A further purge of details is likely to emerge in October when the legal restrictions placed on both parties expire, but Downton insisted there was not a "specific" issue or a "smoking gun" which had tipped the balance and instead hinted towards an accumulation of factors over a lengthy period of time.
"Go back to Australia and watch what happened. I watch quite a lot of cricket. What you saw was a senior England player who had become disconnected from the team," Downton said. "I watched every ball of that Sydney Test and I've never seen anyone so disengaged from what was going on. What you need from a senior player is backing, support, everyone working together and we'd just got to a stage where that was no longer the case."
"If you are looking for a smoking gun there are no specific issues. This is ten years of Kevin scoring very well for England but getting to a point where the balance shifted. During those ten years we had a strong side, strong leadership in terms of established captains and coaches, and that side could accommodate Kevin. That balance has shifted, we have to invest in new players and a new side won't accommodate Kevin. It's as simple as that. It's about the balance of what is best for English cricket.
"The sooner we understand that Kevin has had his time, the better. We are moving on without him. We sat down, talked through it over a number of hours and he was the one, in the end, who wanted to terminate his contract and we came to an agreement to do that. He is free to play wherever he wants around the world, but the sooner that we can focus on young players coming through the more everyone will enjoy it."
The process for Pietersen's departure began almost the moment Downton landed in Australia after the fourth Test, where he began canvasing opinion from within and around the team. Before the Melbourne Test was when the England players called a team meeting, without the knowledge of Andy Flower, to discuss openly what had gone wrong and it is where Pietersen is understood to have been the most vocal voice in the room.
"I arrived in Sydney on December 31, and it was clear from meeting Andy Flower that there were two major issues," Downton said. "He was uncertain about his future and whether he wanted to stay and what we were going to do about Kevin. The issue at the stage was that you had a senior England player who had got disconnected from the team.
"We had to build not for the next three months, but the next two, three, five years and for the side to grow - remember we hadn't replaced Strauss in 18 months, Swann had retired, Trott sadly had gone home and is still recovering now - we had to invest in new players and we had to build a new team with some core values. It was decided that wouldn't happen with Kevin in the side.
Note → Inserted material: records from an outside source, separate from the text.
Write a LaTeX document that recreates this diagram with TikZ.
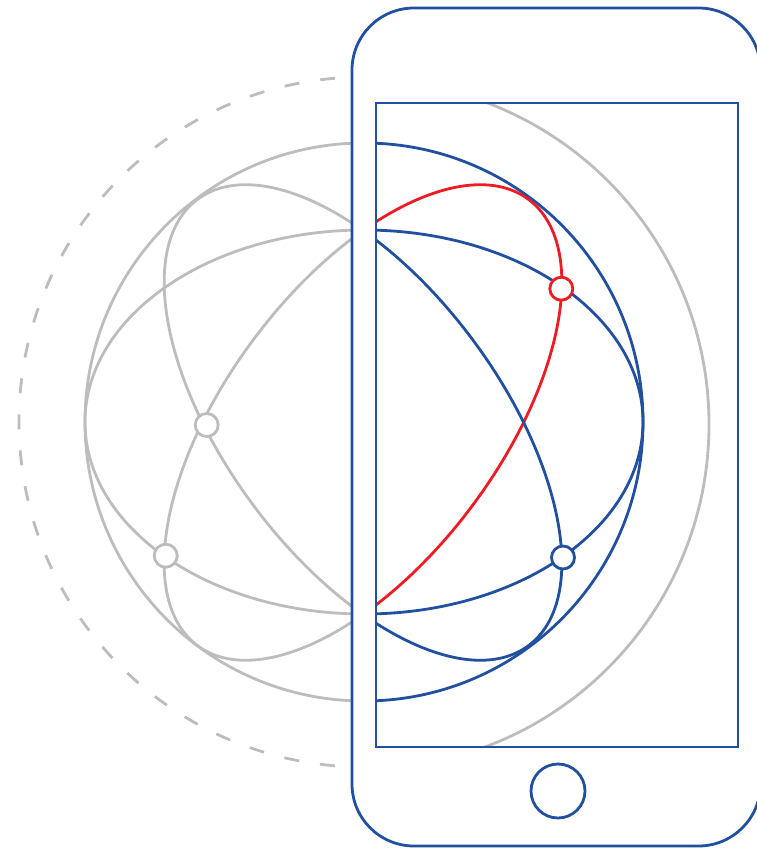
\documentclass[tikz,border=0pt]{standalone}
\usepackage{tikz}
\definecolor{phoneblue}{HTML}{2250A0}
\definecolor{softgray}{HTML}{BDBDBD}
\definecolor{alertred}{HTML}{ED1C24}
\tikzset{
  ln/.style={line width=2.8pt},
  bluel/.style={ln,draw=phoneblue},
  grayl/.style={ln,draw=softgray},
  redl/.style={ln,draw=alertred},
  dot/.style={circle,line width=2.8pt,fill=white,minimum size=23pt,inner sep=0pt,outer sep=0pt},
}
\newcommand{\globelines}[2]{%
  \draw[#1] (c) circle[radius=279pt];
  \draw[#1] (c) ellipse[x radius=279pt,y radius=192pt];
  \draw[#2,rotate around={53.47:(t)}] (t) ellipse[x radius=277.8pt,y radius=137.4pt];
  \draw[#1,rotate around={-53.47:(t)}] (t) ellipse[x radius=277.8pt,y radius=137.4pt];
}
\begin{document}
\begin{tikzpicture}[x=1pt,y=-1pt]
\useasboundingbox (0,0) rectangle (757,848);
\clip (0,0) rectangle (757,848);
\coordinate (c) at (364,422);
\coordinate (t) at (363,422.5);
\coordinate (orbit) at (365,424.5);
% globe, left of the phone
\begin{scope}
  \clip (0,0) rectangle (352,848);
  \globelines{grayl}{grayl}
\end{scope}
% dashed outer orbit
\draw[grayl,dash pattern=on 15pt off 21.1pt]
  ([shift={(94.8:345pt)}]c) arc[start angle=94.8,end angle=265.2,radius=345pt];
% globe, inside the screen
\begin{scope}
  \clip (376,103) rectangle (738,747);
  \draw[grayl] (orbit) circle[radius=344pt];
  \globelines{bluel}{redl}
\end{scope}
% phone
\draw[bluel,rounded corners=62pt] (352,8) rectangle (760.5,846);
\draw[bluel] (376,103) rectangle (738,747);
\node[circle,draw=phoneblue,line width=2.8pt,minimum size=54pt,inner sep=0pt] (home) at (558,791) {};
% markers
\node[dot,draw=softgray] (g1) at (206.7,425) {};
\node[dot,draw=softgray] (g2) at (165.7,555.7) {};
\node[dot,draw=alertred] (r1) at (561.3,288.7) {};
\node[dot,draw=phoneblue] (b1) at (563,557.5) {};
\end{tikzpicture}
\end{document}
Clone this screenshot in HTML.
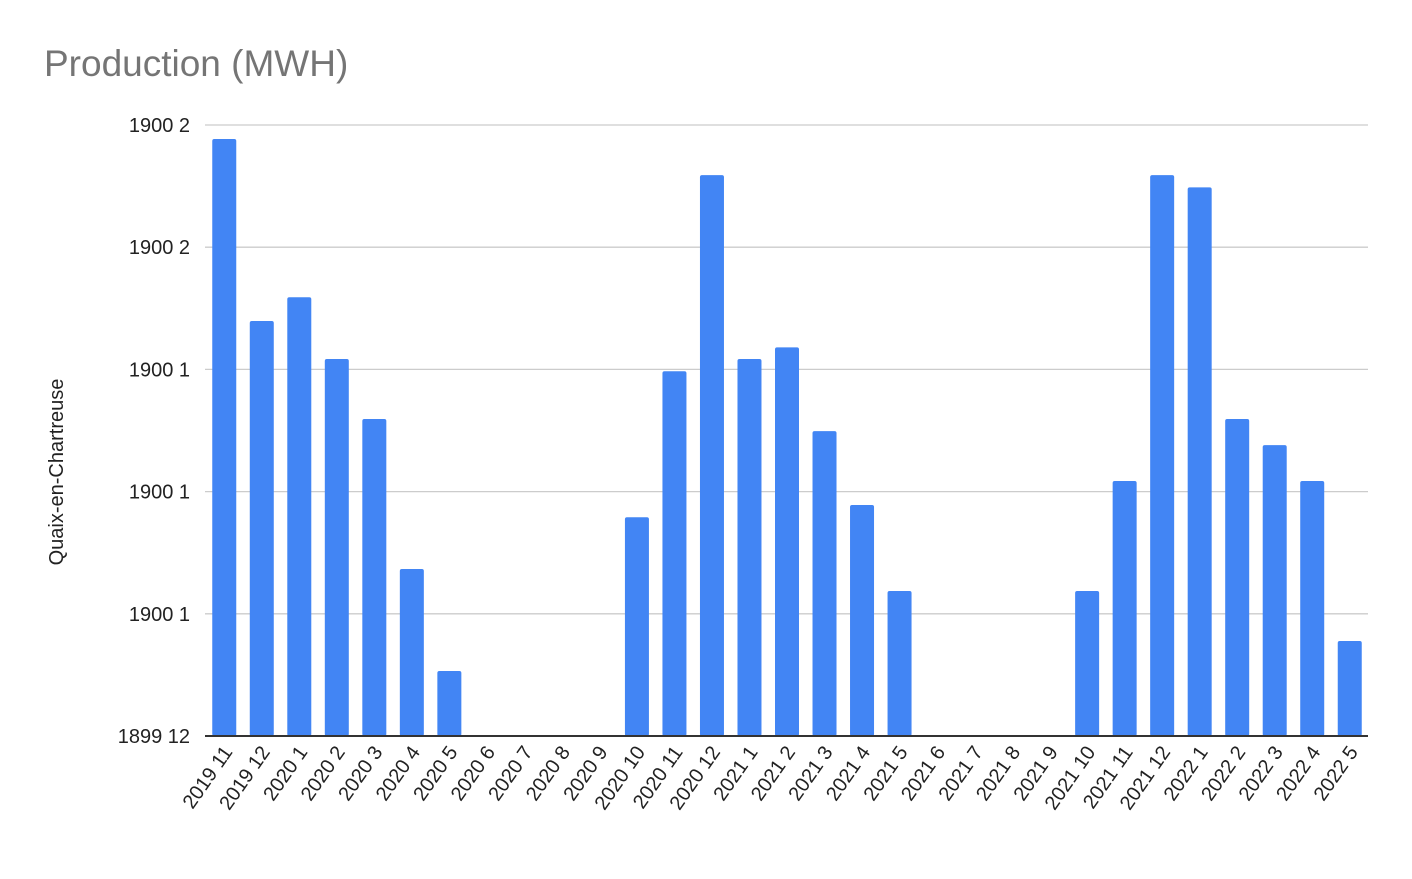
<!DOCTYPE html>
<html><head><meta charset="utf-8">
<style>
html,body{margin:0;padding:0;background:#fff;}
body{width:1412px;height:874px;overflow:hidden;font-family:"Liberation Sans",sans-serif;}
</style></head>
<body>
<svg id="chart" width="1412" height="874" xmlns="http://www.w3.org/2000/svg" font-family="Liberation Sans, sans-serif">
<text x="44" y="76" font-size="37" fill="#757575">Production (MWH)</text>
<text transform="translate(63,472) rotate(-90)" text-anchor="middle" font-size="20" fill="#222">Quaix-en-Chartreuse</text>
<g id="grid"></g><g id="bars"></g><g id="xlabels"></g>
</svg>
<script>
const categories=["2019 11","2019 12","2020 1","2020 2","2020 3","2020 4","2020 5","2020 6","2020 7","2020 8","2020 9","2020 10","2020 11","2020 12","2021 1","2021 2","2021 3","2021 4","2021 5","2021 6","2021 7","2021 8","2021 9","2021 10","2021 11","2021 12","2022 1","2022 2","2022 3","2022 4","2022 5"];
const values=[4.885,3.396,3.59,3.085,2.594,1.367,0.532,0,0,0,0,1.79,2.985,4.59,3.085,3.18,2.495,1.89,1.187,0,0,0,0,1.187,2.087,4.59,4.49,2.594,2.38,2.087,0.777];
const tickValues=[0,1,2,3,4,5];
const tickLabels=["1899 12","1900 1","1900 1","1900 1","1900 2","1900 2"];
const NS="http://www.w3.org/2000/svg";
const x0=205,x1=1368,yBottom=736,yTop=125,yMax=5;
const step=(x1-x0)/categories.length;
function xScale(i){return x0+step*(i+0.5)+0.5;}
function yScale(v){return yBottom-(v/yMax)*(yBottom-yTop);}
const grid=document.getElementById('grid'),bars=document.getElementById('bars'),xl=document.getElementById('xlabels');
tickValues.forEach((t,i)=>{
  const y=yScale(t);
  const ln=document.createElementNS(NS,'line');
  
  
  ln.setAttribute('x1',x0);ln.setAttribute('x2',x1);ln.setAttribute('y1',y);ln.setAttribute('y2',y);
  ln.setAttribute('stroke',t===0?'#333':'#ccc');ln.setAttribute('stroke-width',t===0?2:1.3);
  grid.appendChild(ln);
  const tx=document.createElementNS(NS,'text');
  
  
  tx.setAttribute('x',190);tx.setAttribute('y',y+7);tx.setAttribute('text-anchor','end');
  tx.setAttribute('font-size','20');tx.setAttribute('fill','#222');
  tx.textContent=tickLabels[i];grid.appendChild(tx);
});
categories.forEach((c,i)=>{
  const cx=xScale(i),v=values[i];
  if(v>0){
    const r=document.createElementNS(NS,'rect');
    
    
    r.setAttribute('x',cx-12);r.setAttribute('width',24);
    r.setAttribute('y',yScale(v));r.setAttribute('height',yBottom-yScale(v));
    r.setAttribute('rx',2);r.setAttribute('fill','#4285f4');
    bars.appendChild(r);
  }
  const t=document.createElementNS(NS,'text');
  
  
  t.setAttribute('text-anchor','end');t.setAttribute('font-size','20');t.setAttribute('fill','#222');
  t.setAttribute('transform','translate('+(cx+9)+',752) rotate(-55)');
  t.textContent=c;xl.appendChild(t);
});
// redraw baseline on top
const base=document.createElementNS(NS,'line');


base.setAttribute('x1',x0);base.setAttribute('x2',x1);base.setAttribute('y1',yBottom);base.setAttribute('y2',yBottom);
base.setAttribute('stroke','#333');base.setAttribute('stroke-width',2);
bars.appendChild(base);
</script>
</body></html>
We decided not to select him. I don't see any intention of going back."
The topic of Pietersen was first raised at Saturday's press conference by a question to Moores about whether his job would be easier this time without the batsman's presence. "Impossible to say," was his diplomatic answer. "I've not worked with this team yet. Every team is different in some ways." He reiterated that there were no hard feelings towards Pietersen over the way his previous spell as coach was terminated.
"I never fell out with Kevin, Kevin fell out with me," he said. "I don't place any blame. I moved on quickly. A strength of mine is I look forward, not back."
English cricket is now trying to look forward, but you sense the name of Pietersen will not be far away for a while to come.